Es interesante señalar que al respecto Rawls asume una posición minimalista y que en sus escritos rehúye el esfuerzo sistematizador en el análisis, considerando positivo que el sistema internacional haya adoptado una postura de Realpolitik frente a la actitud de los Estados de países en los cuales la sociedad posee una tradición distinta de la occidental y liberal (sociedades islámicas con cultura de dominación teocrática, por ejemplo) donde se deja de lado las exigencias del derecho a la plena libertad de conciencia y del derecho a la participación igualitaria en los procesos de toma de decisiones políticas.

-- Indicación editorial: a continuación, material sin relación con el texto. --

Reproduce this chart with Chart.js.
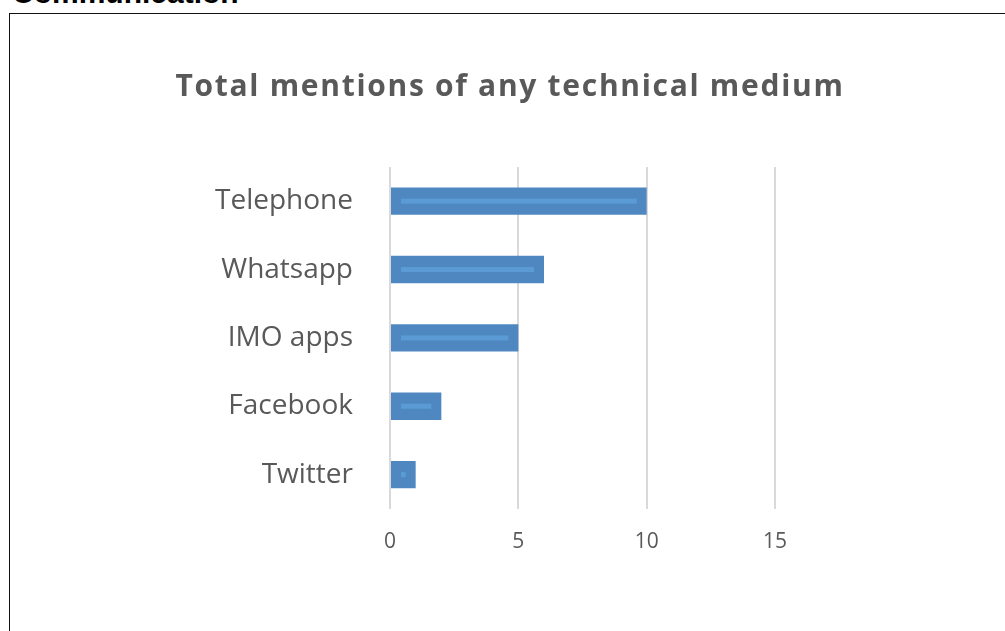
<!DOCTYPE html>
<html>
<head>
<meta charset="utf-8">
<script src="https://cdn.jsdelivr.net/npm/chart.js@4"></script>
<style>
  html, body { margin: 0; padding: 0; background: #fff; overflow: hidden; }
  body { width: 1005px; height: 631px; position: relative; }
  #caption { position: absolute; left: 12px; top: -22px; font: bold 30px "Liberation Sans", sans-serif; line-height: 30px; color: #000; white-space: nowrap; }
  #box { position: absolute; left: 9px; top: 13px; width: 1010px; height: 640px; border: 1.5px solid #111; box-sizing: border-box; }
  #wrap { position: absolute; left: 0; top: 0; width: 1005px; height: 631px; }
</style>
</head>
<body>
<div id="caption">Communication</div>
<div id="box"></div>
<div id="wrap"><canvas id="myChart"></canvas></div>
<script>
var categorias = ["Telephone", "Whatsapp", "IMO apps", "Facebook", "Twitter"];
var mencoes = [10, 6, 5, 2, 1];
var eixo_x = [0, 5, 10, 15];

// faixa mais clara dentro de cada barra + espacamento das letras do titulo
var faixa = {
  id: "faixa",
  afterLayout: function (chart) {
    var t = chart.titleBlock;
    if (t && !t._espacado) {
      var desenha = t.draw.bind(t);
      t.draw = function () {
        chart.ctx.save();
        chart.ctx.letterSpacing = "1.7px";
        desenha();
        chart.ctx.restore();
      };
      t._espacado = true;
    }
  },
  afterDatasetsDraw: function (chart) {
    var ctx = chart.ctx;
    var meta = chart.getDatasetMeta(0);
    ctx.save();
    ctx.fillStyle = "#5a9bd6";
    meta.data.forEach(function (bar) {
      var x0 = bar.base + 10;
      var x1 = bar.x - 10;
      if (x1 - x0 < 4) { x0 = (bar.base + bar.x) / 2 - 2; x1 = x0 + 4; }
      ctx.fillRect(x0, bar.y - 2.5, x1 - x0, 5);
    });
    ctx.restore();
  }
};

function dados_barra(linha, coluna) {
  var ctx = document.getElementById("myChart").getContext("2d");
  var myChart = new Chart(ctx, {
    type: "bar",
    data: {
      labels: linha,
      datasets: [
        {
          label: "Mentions",
          data: coluna,
          backgroundColor: "#4f88c1",
          borderWidth: 0,
          categoryPercentage: 1,
          barPercentage: 0.4,
        },
      ],
    },
    options: {
      indexAxis: "y",
      responsive: false,
      animation: false,
      events: [],
      layout: { padding: { left: 20, right: 5, top: 10, bottom: 55 } },
      plugins: {
        legend: { display: false },
        tooltip: { enabled: false },
        title: {
          display: true,
          text: "Total mentions of any technical medium",
          color: "#595959",
          font: { family: "Open Sans", size: 30, weight: "bold" },
          padding: { top: 59, bottom: 62 },
        },
      },
      scales: {
        x: {
          min: 0,
          max: 15,
          afterBuildTicks: function (axis) {
            axis.ticks = eixo_x.map(function (v) { return { value: v }; });
          },
          grid: { color: "#d9d9d9", lineWidth: 2, drawTicks: false },
          border: { display: false },
          ticks: { color: "#595959", padding: 21, font: { family: "Open Sans", size: 21 } },
        },
        y: {
          afterFit: function (axis) { axis.width = 370; },
          grid: { display: false, drawTicks: false },
          border: { display: false },
          ticks: { color: "#595959", padding: 37, font: { family: "Open Sans", size: 28 } },
        },
        direita: {
          type: "linear",
          position: "right",
          afterFit: function (axis) { axis.width = 225; },
          grid: { display: false, drawTicks: false },
          border: { display: false },
          ticks: { display: false },
        },
      },
    },
    plugins: [faixa],
  });
}

var canvas = document.getElementById("myChart");
canvas.width = 1005;
canvas.height = 631;
dados_barra(categorias, mencoes);
</script>
</body>
</html>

Lo que Rawls en sus obras describe en esos términos como realidad no ha sido apropiadamente tenido en cuenta por las agencias del sistema internacional del ámbito de los derechos humanos, empeñadas como están en proclamar la universalidad exigible de sus postulaciones normativas; y es esta la situación aprovechada por los grupos de presión del progresismo para plantear un escenario distinto de la vasta problemática de los derechos humanos. Precisamente el escenario donde incorporan su discurso de los derechos segmentarios y particularistas que quieren hacer pasar por auténticos «derechos sociales»: derechos de los pueblos y culturales, derechos de minorías, derechos a la solidaridad, derechos ecologistas, edificando la pretensión –mencionada en líneas arriba– de distinguir y segregar entre grupos humanos con presuntos derechos singulares, basados en teorías fatuas de «descolonización» y «posmodernidad». No puede sorprender, entonces, que aventuras como la occidentalista y fracasada de «llevar la democracia» a ser implantada en sociedades como Afganistán sea la otra cara de la medalla del apoyo soterrado a Hamas con la narrativa supuestamente humanista de la «liberación de Palestina».